Иначе говоря, на горизонте рецептивного сознания заслушавшихся старух Иван наделяет предмет своего интенционального внимания фрактальностью и сингулярностью, чем и достигается его осмысленность. В этой необходимости адресата и состоит интерсубъективная природа событийности. При этом пересказ евангельского сюжета приобретает событийный статус внутреннего преображения и самого героя.
Благодаря рецептивному соучастию слушательниц, удостоверяющему событийность перехода от тоски и ужаса к радости, этот переход не остается латентным. Вопреки неизменности внешней обстановки он мотивирован нежданным приобщением короткой еще жизни будущего священника к большой Истории: он только что видел оба конца этой цепи: дотронулся до одного конца, как дрогнул другой.
Данное коммуникативное событие происходит вследствие сопряжения событийного опыта героя-Петра, рассказчика-студента и его слушательниц: Точно так же в холодную ночь грелся у костра апостол Петр. Говорящему, мучимому голодом, тоской и тревожным ощущением, что внезапно наступивший холод нарушил во всем порядок и согласие, становится внятным внутреннее бытие Петра – не как апостола, но как отчаявшегося и усталого человека: Петр, изнеможенный, замученный тоской и тревогой, понимаешь ли, не выспавшийся, предчувствуя, что вот-вот на земле произойдет что-то ужасное, шел вслед. И тогда оказывается, что не только студент ситуативно подобен греющемуся апостолу, но и апостол подобен рассказывающему о нем человеку: С ними около костра стоял Петр и тоже грелся, как вот я теперь. Однако рассказчик не ограничивается такого рода самоуподоблением. Он вовлекает собеседницу в переживание событийного опыта девятнадцативековой давности: Значит, и тогда было холодно. Ах, какая это была страшная ночь, бабушка! Если первая из этих двух фраз объединяет говорящего и слушающих, то вторая звучит как бы из уст очевидца или даже участника тех событий, словно из уст самого апостола, открывшегося студенту в своей человечности.
Мы имеем дело с очевидной редупликацией: студент Иван, сопрягая свое существование с переживаниями апостола Петра, подобно апостолу постигает провидческую правоту Христа. Именно эта правота (правда и красота) наделяет историю – большую общечеловеческую и приобщенную к ней малую – смыслом (завершающее слово чеховского текста). Чеховский повествователь вовлекает нас (читателей) в событие прозрения героя тем же, можно сказать, путем, каким сам герой приобщал вдов к евангельскому событию.
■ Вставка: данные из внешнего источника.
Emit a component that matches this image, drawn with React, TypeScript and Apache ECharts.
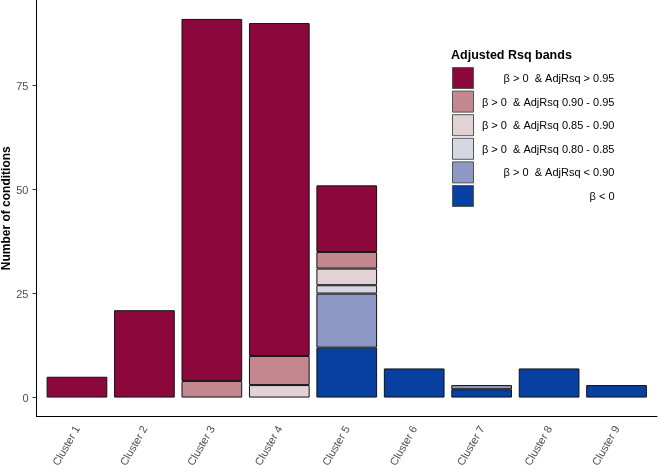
import React, { useEffect, useRef } from "react";
import * as echarts from "echarts";

const categories = ["Cluster 1", "Cluster 2", "Cluster 3", "Cluster 4", "Cluster 5", "Cluster 6", "Cluster 7", "Cluster 8", "Cluster 9"];
const yTicks = [0, 25, 50, 75];

const betaNeg = [0, 0, 0, 0, 12, 7, 2, 7, 3];
const adjBelow090 = [0, 0, 0, 0, 13, 0, 1, 0, 0];
const adj080to085 = [0, 0, 0, 0, 2, 0, 0, 0, 0];
const adj085to090 = [0, 0, 0, 3, 4, 0, 0, 0, 0];
const adj090to095 = [0, 0, 4, 7, 4, 0, 0, 0, 0];
const adjAbove095 = [5, 21, 87, 80, 16, 0, 0, 0, 0];

const seriesDefs = [
  { name: "β < 0", values: betaNeg, color: "#0740A0" },
  { name: "β > 0  & AdjRsq < 0.90", values: adjBelow090, color: "#8E98C4" },
  { name: "β > 0  & AdjRsq 0.80 - 0.85", values: adj080to085, color: "#D5D7E4" },
  { name: "β > 0  & AdjRsq 0.85 - 0.90", values: adj085to090, color: "#E2D2D6" },
  { name: "β > 0  & AdjRsq 0.90 - 0.95", values: adj090to095, color: "#C4868F" },
  { name: "β > 0  & AdjRsq > 0.95", values: adjAbove095, color: "#8C083C" },
];

export default function App() {
  const ref = useRef<HTMLDivElement>(null);
  useEffect(() => {
    if (!ref.current) return;
    const chart = echarts.init(ref.current, null, { renderer: "svg" });
    const font = "Liberation Sans, Arial, sans-serif";
    const totals = categories.map((_, i) => seriesDefs.reduce((s, d) => s + d.values[i], 0));
    const maxTotal = Math.max(...totals);
    const yMin = -0.05 * maxTotal;
    const yMax = 1.05 * maxTotal;
    // outer frame spans the ggplot-style expanded range (0.6 of a band each side)
    const outerLeft = 36.5;
    const outerRight = 3;
    const plotW = 660 - outerLeft - outerRight;
    const band = plotW / (categories.length + 0.2);
    const inset = 0.1 * band;
    chart.setOption({
      animation: false,
      textStyle: { fontFamily: font },
      title: {
        text: "Adjusted Rsq bands",
        left: 451,
        top: 48,
        padding: 0,
        textStyle: { fontSize: 12.5, fontWeight: "bold", color: "#000", fontFamily: font },
      },
      legend: {
        orient: "vertical",
        left: 452,
        top: 67,
        padding: 0,
        itemWidth: 21,
        itemHeight: 21,
        itemGap: 1.6,
        icon: "rect",
        data: seriesDefs.map((d) => d.name).reverse(),
        formatter: (n: string) => "{a|" + n + "}",
        textStyle: {
          fontFamily: font,
          fontSize: 11,
          color: "#000",
          rich: { a: { width: 136, align: "right", fontSize: 11, fontFamily: font, color: "#000" } },
        },
        itemStyle: { borderColor: "#555", borderWidth: 1 },
      },
      grid: [
        { left: outerLeft, right: outerRight, top: 0, bottom: 56.5, containLabel: false, outerBoundsMode: "none" },
        { left: outerLeft + inset, right: outerRight + inset, top: 0, bottom: 56.5, containLabel: false, outerBoundsMode: "none" },
      ],
      xAxis: [
        {
          type: "value",
          gridIndex: 0,
          min: 0,
          max: 1,
          splitLine: { show: false },
          axisLine: { show: true, onZero: false, lineStyle: { color: "#000", width: 1 } },
          axisTick: { show: false },
          axisLabel: { show: false },
        },
        {
          type: "category",
          gridIndex: 1,
          data: categories,
          splitLine: { show: false },
          axisLine: { show: false },
          axisTick: { show: false },
          axisLabel: {
            interval: 0,
            rotate: 60,
            fontSize: 11,
            color: "#4D4D4D",
            margin: 10,
            fontFamily: font,
          },
        },
      ],
      yAxis: [
        {
          type: "value",
          gridIndex: 0,
          min: yMin,
          max: yMax,
          name: "Number of conditions",
          nameLocation: "middle",
          nameGap: 25,
          nameMoveOverlap: false,
          nameTextStyle: { fontSize: 12, fontWeight: "bold", color: "#000", fontFamily: font },
          splitLine: { show: false },
          axisLine: { show: true, onZero: false, lineStyle: { color: "#000", width: 1 } },
          axisTick: { show: true, customValues: yTicks, length: 4, lineStyle: { color: "#333" } },
          axisLabel: { customValues: yTicks, fontSize: 11, color: "#4D4D4D", margin: 8, fontFamily: font },
        },
        {
          type: "value",
          gridIndex: 1,
          min: yMin,
          max: yMax,
          show: false,
          splitLine: { show: false },
        },
      ],
      series: seriesDefs.map((d) => ({
        name: d.name,
        type: "bar",
        stack: "total",
        xAxisIndex: 1,
        yAxisIndex: 1,
        barWidth: "90%",
        itemStyle: { color: d.color, borderColor: "#111", borderWidth: 1 },
        data: d.values.map((v) => (v > 0 ? v : "-")),
      })),
    });
    return () => chart.dispose();
  }, []);
  return <div ref={ref} style={{ position: "fixed", left: 0, top: 0, width: 660, height: 473 }} />;
}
В книге 1998 года Вольф Шмид отвергает событийность чеховского «Студента», сомневаясь в необратимости происходящей в душе героя перемены: «Конечная эйфория студента не может быть постоянной. Его мнимое постижение не будет необратимым»[38]. Однако подобное рассуждение нарратологически неправомерно, поскольку выводит осмысление рассказанного за границы нарративной истории, как если бы персонажи существовали в реальной, донарративной действительности. Тогда как впоследствии в своей «Нарратологии» Шмид справедливо настаивает: нарративная история – это уже «результат смыслопорождающего отбора элементов из происшествий, превращающего бесконечность происшествий в ограниченную, значимую формацию»[39].
Смыслопорождающая «значимая формация» рассказанной истории такова, что перемена настроения приобретает событийную значимость: И радость вдруг заволновалась в его душе, и он даже остановился на минуту, чтобы перевести дух. Радость жизни, сменившая первоначальное уныние, в пределах этой малой истории (событийность – категория не количественная, а качественная) оказывается точкой самоактуализации личности героя.